People will literally tiptoe around their audio playback systems,
but the playback process is so sensitive that it will still
pick up footsteps in the hallways or rooms some distance away.
And two, the negative-stiffness isolators block out building
vibrations in the higher audible frequencies."
Transmissibility of negative-stiffness isolators is also improved
compared to active vibration isolation systems. Also known
as electronic force cancellation, active isolation uses electronics
to sense the motion, and then adds forces electronically to
effectively cancel out or prevent it. Some active isolation
systems can start isolating as low as 0.7 Hz.
But active systems have a limited dynamic range that is easy
to exceed, causing the isolator to go into positive feedback
and generate noise. Although active isolation systems have
fundamentally no resonance, their transmissibility does not
roll off as fast as negative-stiffness isolators.
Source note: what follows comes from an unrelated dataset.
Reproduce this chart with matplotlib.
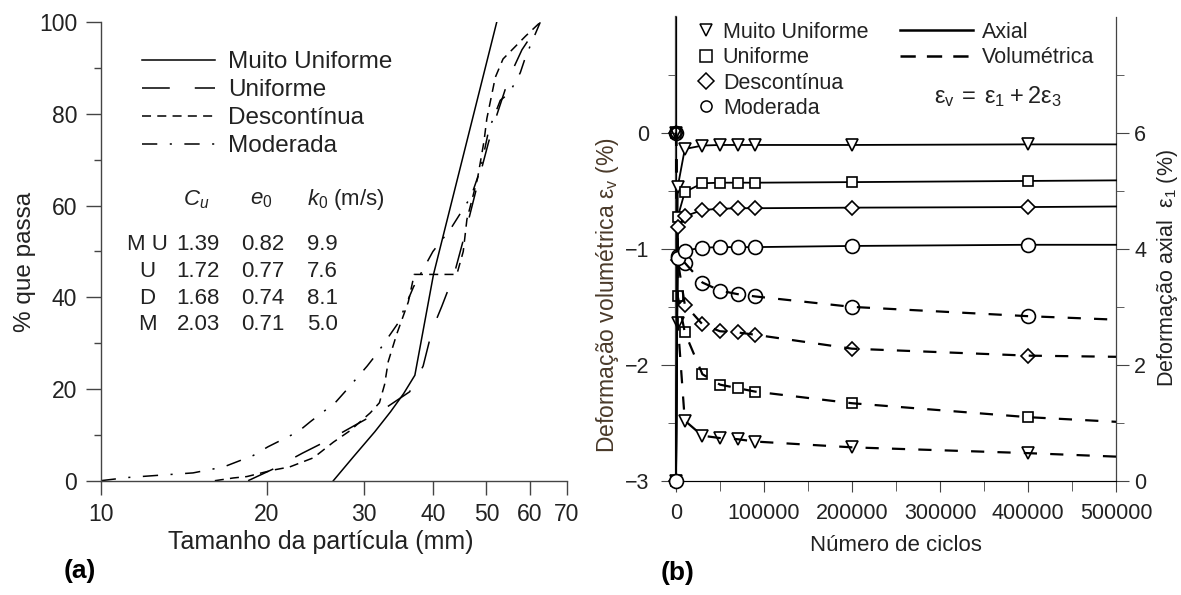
import matplotlib
matplotlib.use("Agg")
import matplotlib.pyplot as plt
from matplotlib.lines import Line2D
from matplotlib.ticker import FixedLocator, FixedFormatter, NullLocator, MultipleLocator, FuncFormatter

plt.rcParams['font.family'] = ['Liberation Sans', 'DejaVu Sans']
plt.rcParams['mathtext.fontset'] = 'custom'
plt.rcParams['mathtext.rm'] = 'Liberation Sans'
plt.rcParams['mathtext.it'] = 'Liberation Sans:italic'
plt.rcParams['lines.scale_dashes'] = False
plt.rcParams['axes.unicode_minus'] = True

# ---------------- (a) grain size distribution ----------------
mu_size = [26.4, 28.7, 31.4, 33.5, 35.4, 37.1, 38.3, 40.1, 52.2]
mu_pass = [0, 5.2, 10.7, 15, 19, 23, 32, 45, 100]

u_size = [18.5, 20.5, 23.2, 26.0, 29.0, 32.4, 36.3, 38.4, 39.9, 41.5, 43.7, 46.0, 48.5, 50.5, 52.3, 55.0, 58.0, 62.6]
u_pass = [0, 2.5, 6, 9, 12.2, 15.4, 19.4, 25, 33, 38, 45, 55, 66, 74, 80, 88, 94, 100]

d_size = [16.1, 17.4, 18.4, 20.5, 22.0, 24.3, 26.4, 28.3, 30.8, 32.0, 32.7, 33.2, 34.4, 36.1, 37.0, 44.2, 45.4, 46.1, 48.2, 49.5, 50.1, 51.9, 53.6, 58.9, 62.6]
d_pass = [0, 0.6, 0.9, 2.3, 3, 5, 8.4, 10.9, 14.8, 17, 21, 26, 32, 39, 45, 45, 50, 57, 66, 74, 79, 88, 92, 97, 100]

m_size = [10.0, 11.2, 12.8, 14.7, 16.7, 18.9, 20.1, 22.8, 24.0, 26.6, 27.9, 30.4, 31.7, 34.6, 36.9, 40.0, 43.1, 46.9, 48.8, 50.5, 53.0, 55.0, 57.6, 58.9, 62.6]
m_pass = [0, 0.7, 1.2, 1.7, 3, 5.5, 7.4, 10.7, 12.9, 17, 19.8, 25, 27.8, 34.4, 42.3, 50, 55, 62, 68, 76.5, 83, 84.5, 89, 92.5, 100]

size_ticks = [10, 20, 30, 40, 50, 60, 70]
grad_labels = ['Muito Uniforme', 'Uniforme', 'Descontínua', 'Moderada']

table_rows = ['M U', 'U', 'D', 'M']
cu_vals = ['1.39', '1.72', '1.68', '2.03']
e0_vals = ['0.82', '0.77', '0.74', '0.71']
k0_vals = ['9.9', '7.6', '8.1', '5.0']

# ---------------- (b) cyclic test ----------------
cycles = [0, 2000, 10000, 30000, 50000, 70000, 90000, 200000, 400000]
cycle_end = 500000

axial_mu = [0, 5.07, 5.72, 5.78, 5.79, 5.79, 5.79, 5.79, 5.80]
axial_u = [0, 4.55, 4.98, 5.13, 5.14, 5.14, 5.14, 5.15, 5.17]
axial_d = [0, 4.38, 4.56, 4.67, 4.69, 4.70, 4.70, 4.71, 4.72]
axial_m = [0, 3.85, 3.97, 4.02, 4.03, 4.03, 4.03, 4.05, 4.07]
axial_end = [5.80, 5.18, 4.73, 4.07]

vol_mu = [0, -1.64, -2.48, -2.61, -2.63, -2.64, -2.66, -2.71, -2.76]
vol_u = [0, -1.41, -1.72, -2.08, -2.17, -2.20, -2.23, -2.33, -2.45]
vol_d = [0, -1.10, -1.48, -1.65, -1.71, -1.72, -1.74, -1.86, -1.92]
vol_m = [0, -1.06, -1.12, -1.29, -1.36, -1.39, -1.41, -1.50, -1.58]
vol_end = [-2.79, -2.49, -1.93, -1.61]

W, H = 1181, 595
fig = plt.figure(figsize=(W / 100, H / 100), dpi=100)

def px_axes(x0, x1, ytop, ybot):
    return [x0 / W, 1 - ybot / H, (x1 - x0) / W, (ybot - ytop) / H]

def fy(py):
    return 1 - py / H

def fx(px):
    return px / W

TXT = '#222222'
SP = '#444444'

# ---------- panel (a) ----------
A_X0, A_X1, A_YT, A_YB = 100.7, 567, 22.3, 480.7
ax1 = fig.add_axes(px_axes(A_X0, A_X1, A_YT, A_YB))
ax1.set_xscale('log')
ax1.set_xlim(10, 70)
ax1.set_ylim(0, 100)
ls_u = (0, (20, 18))
ls_d = (0, (6.5, 4.5))
ls_m = (0, (11, 9, 1.5, 9))
ax1.plot(mu_size, mu_pass, color='black', lw=1.1, ls='-', label=grad_labels[0])
ax1.plot(u_size, u_pass, color='black', lw=1.1, ls=ls_u, label=grad_labels[1])
ax1.plot(d_size, d_pass, color='black', lw=1.1, ls=ls_d, label=grad_labels[2])
ax1.plot(m_size, m_pass, color='black', lw=1.1, ls=ls_m, label=grad_labels[3])

for s in ['top', 'right']:
    ax1.spines[s].set_visible(False)
for s in ['left', 'bottom']:
    ax1.spines[s].set_color(SP)
    ax1.spines[s].set_linewidth(1.0)
ax1.xaxis.set_major_locator(FixedLocator(size_ticks))
ax1.xaxis.set_major_formatter(FixedFormatter([str(v) for v in size_ticks]))
ax1.xaxis.set_minor_locator(NullLocator())
ax1.yaxis.set_major_locator(MultipleLocator(20))
ax1.yaxis.set_minor_locator(MultipleLocator(10))
ax1.tick_params(axis='both', which='major', labelsize=16.5, colors=SP, labelcolor=TXT, width=1.0)
ax1.tick_params(axis='y', which='major', length=11, pad=6)
ax1.tick_params(axis='y', which='minor', length=5, width=1.0, colors=SP)
ax1.tick_params(axis='x', which='major', length=10, pad=6)
ax1.set_xlabel('Tamanho da partícula (mm)', fontsize=18, color=TXT)
ax1.xaxis.set_label_coords((321 - A_X0) / (A_X1 - A_X0), -(530 - A_YB) / (A_YB - A_YT))
ax1.set_ylabel('% que passa', fontsize=17.5, color=TXT)
ax1.yaxis.set_label_coords((36 - A_X0) / (A_X1 - A_X0), (A_YB - 262) / (A_YB - A_YT))

leg1 = ax1.legend(loc='upper left',
                  bbox_to_anchor=((142 - A_X0) / (A_X1 - A_X0), (A_YB - 51) / (A_YB - A_YT)),
                  frameon=False, fontsize=17.5, handlelength=3.0, handletextpad=0.55,
                  labelspacing=0.25, borderpad=0, borderaxespad=0)
for t in leg1.get_texts():
    t.set_color(TXT)

# table of properties
fig.text(fx(196), fy(200), r'$C_u$', fontsize=16, ha='center', va='center', color=TXT)
fig.text(fx(261), fy(200), r'$e_0$', fontsize=16, ha='center', va='center', color=TXT)
fig.text(fx(307), fy(200), r'$k_0$ (m/s)', fontsize=16, ha='left', va='center', color=TXT)
row_y = [245, 272, 298, 325]
for lab, cu, e0, k0, yy in zip(table_rows, cu_vals, e0_vals, k0_vals, row_y):
    fig.text(fx(147), fy(yy), lab, fontsize=16, ha='center', va='center', color=TXT)
    fig.text(fx(198), fy(yy), cu, fontsize=16, ha='center', va='center', color=TXT)
    fig.text(fx(263), fy(yy), e0, fontsize=16, ha='center', va='center', color=TXT)
    fig.text(fx(322), fy(yy), k0, fontsize=16, ha='center', va='center', color=TXT)

fig.text(fx(80), fy(571), '(a)', fontsize=19, fontweight='bold', ha='center', va='center')

# ---------- panel (b) ----------
B_X0, B_X1, B_YT, B_YB = 676, 1116, 16.7, 481
ax2 = fig.add_axes(px_axes(B_X0, B_X1, B_YT, B_YB))
ax2.set_xlim(0, 500000)
ax2.set_ylim(-3, 1)
ax3 = ax2.twinx()
ax3.set_ylim(0, 8)

markers = ['v', 's', 'D', 'o']
msizes = [9, 7.5, 7, 10]
axial_all = [axial_mu, axial_u, axial_d, axial_m]
vol_all = [vol_mu, vol_u, vol_d, vol_m]
xs = cycles + [cycle_end]
mev = list(range(len(cycles)))
for mk, ms, av, ae, vv, ve in zip(markers, msizes, axial_all, axial_end, vol_all, vol_end):
    ax2.plot(xs, vv + [ve], color='black', lw=1.6, ls=(0, (9.5, 9.5)), marker=mk, ms=ms,
             mfc='none', mec='black', mew=1.2, markevery=mev, zorder=3, clip_on=False)
    ax3.plot(xs, av + [ae], color='black', lw=1.3, ls='-', marker=mk, ms=ms,
             mfc='white', mec='black', mew=1.2, markevery=mev, zorder=3, clip_on=False)

ax2.spines['top'].set_visible(False)
ax3.spines['top'].set_visible(False)
for s in ['left', 'bottom']:
    ax2.spines[s].set_color(SP)
ax2.spines['left'].set_linewidth(1.6)
ax3.spines['right'].set_color(SP)
ax2.xaxis.set_major_locator(MultipleLocator(100000))
ax2.xaxis.set_minor_locator(MultipleLocator(50000))
ax2.xaxis.set_major_formatter(FuncFormatter(lambda v, p: f'{int(round(v))}'))
ax2.yaxis.set_major_locator(FixedLocator([-3, -2, -1, 0]))
ax2.yaxis.set_minor_locator(FixedLocator([-2.5, -1.5, -0.5, 0.5]))
ax2.yaxis.set_major_formatter(FuncFormatter(lambda v, p: f'{int(round(v))}'.replace('-', '\u2212')))
ax3.yaxis.set_major_locator(FixedLocator([0, 2, 4, 6]))
ax3.yaxis.set_minor_locator(FixedLocator([1, 3, 5, 7]))
ax2.tick_params(axis='both', which='major', labelsize=15.5, colors=SP, labelcolor=TXT)
ax2.tick_params(axis='y', which='major', length=11, pad=8)
ax2.tick_params(axis='y', which='minor', length=6, colors=SP)
ax2.tick_params(axis='x', which='major', length=8, pad=8)
ax2.tick_params(axis='x', which='minor', length=7, colors=SP)
ax3.tick_params(axis='y', which='major', labelsize=15.5, colors=SP, labelcolor=TXT, length=9, pad=4)
ax3.tick_params(axis='y', which='minor', length=6, colors=SP)

ax2.set_xlabel('Número de ciclos', fontsize=16, color=TXT)
ax2.xaxis.set_label_coords(0.5, -(535 - B_YB) / (B_YB - B_YT))
ax2.set_ylabel(r'Deformação volumétrica $\mathrm{ε}_{\mathrm{v}}$ (%)', fontsize=16.5, color='#4a3a2a')
ax2.yaxis.set_label_coords((621 - B_X0) / (B_X1 - B_X0), (B_YB - 295) / (B_YB - B_YT))
ax3.set_ylabel(r'Deformação axial  $\mathrm{ε}_1$ (%)', fontsize=15.5, color=TXT)
ax3.yaxis.set_label_coords((1155 - B_X0) / (B_X1 - B_X0), (B_YB - 268) / (B_YB - B_YT))

h_mk = [Line2D([], [], ls='none', marker=mk, ms=8, mfc='white', mec='black', mew=1.1) for mk in markers]
leg2 = ax3.legend(h_mk, grad_labels, loc='upper left',
                  bbox_to_anchor=((697 - B_X0) / (B_X1 - B_X0), (B_YB - 22) / (B_YB - B_YT)),
                  frameon=False, fontsize=15.5, handlelength=0.8, handletextpad=0.4,
                  labelspacing=0.2, borderpad=0, borderaxespad=0)
h_ln = [Line2D([], [], color='black', lw=1.8, ls='-'),
        Line2D([], [], color='black', lw=1.8, ls=(0, (11, 8)))]
leg3 = ax3.legend(h_ln, ['Axial', 'Volumétrica'], loc='upper left',
                  bbox_to_anchor=((900 - B_X0) / (B_X1 - B_X0), (B_YB - 22) / (B_YB - B_YT)),
                  frameon=False, fontsize=15.5, handlelength=3.4, handletextpad=0.4,
                  labelspacing=0.2, borderpad=0, borderaxespad=0)
ax3.add_artist(leg2)
for lg in (leg2, leg3):
    for t in lg.get_texts():
        t.set_color(TXT)

fig.text(fx(998), fy(97), r'$\mathrm{ε}_{\mathrm{v}}\:=\:\mathrm{ε}_1\:+\:2\mathrm{ε}_3$',
         fontsize=17, ha='center', va='center', color=TXT)
fig.text(fx(678), fy(573), '(b)', fontsize=19, fontweight='bold', ha='center', va='center')

fig.savefig('out.png', dpi=100)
Air tables will actually amplify, instead of reduce vibrations
in a typical range of 2 Hz to 7 Hz because of the natural
frequencies at which air tables resonate. All isolators will
amplify at their resonant frequency, and then they will start
isolating. So with air tables, any vibration in that resonant
frequency range could not only fail to be attenuated, it could
be amplified. In this case, the low cycle perturbations will
come straight through to the audio system.
Negative-stiffness isolators resonate at 0.5 Hz. At this
frequency there is almost no energy present. It would be very
unusual to find a significant vibration at 0.5 Hz. Vibrations
with frequencies above 0.7 Hz (where negative-stiffness isolators
begin isolating) are rapidly attenuated with increase in frequency.
Simpler is Better
If audio systems can be isolated from vibration without having
to deal with compressed air or electricity, then it makes for
a system that is simpler to install, easier to set-up, and more
reliable to operate and maintain over the long-term.
For example, because active system isolators run on electricity
they can be negatively influenced by problems of electronic
dysfunction and power modulations. And air tables need a constant
supply of compressed air, which requires a compressor to be
located near the audio set-up. Compressors are sources of both
mechanical and acoustic noise and have the potential to be part
of the problem rather than the solution. Not the best choice
from a vibration elimination standpoint.
Negative-stiffness isolators do not require electricity or
compressed air. There are no motors, pumps or chambers, and
no maintenance because there is nothing to wear out. They
operate purely in a passive mechanical mode.
"These isolators provide a great deal of flexibility,"
says Jacobs. "For example, it is possible to configure
a state-of-the-art mobile turntable that can be moved around
a facility without having to worry about electrical power
and pumps, or whether it is located in the basement or on
the second floor. This was an unexpected bonus, and has helped
increase the flexibility of our studio."
"And then there is the sound, which is what really matters
most to our clients," continues Jacobs. "With negative-stiffness
isolators there is a sense of harmonic rightness. Instruments
sound much more like real instruments, and voices sound like
they are in a real acoustic space, with real air around them.
The ability to "see" clearly into the entire three-dimensional
soundstage is greatly enhanced. Improvements in rhythm and
pace are captivating. Negative-stiffness isolators truly represent
a significant advance in sound quality for high-end audio."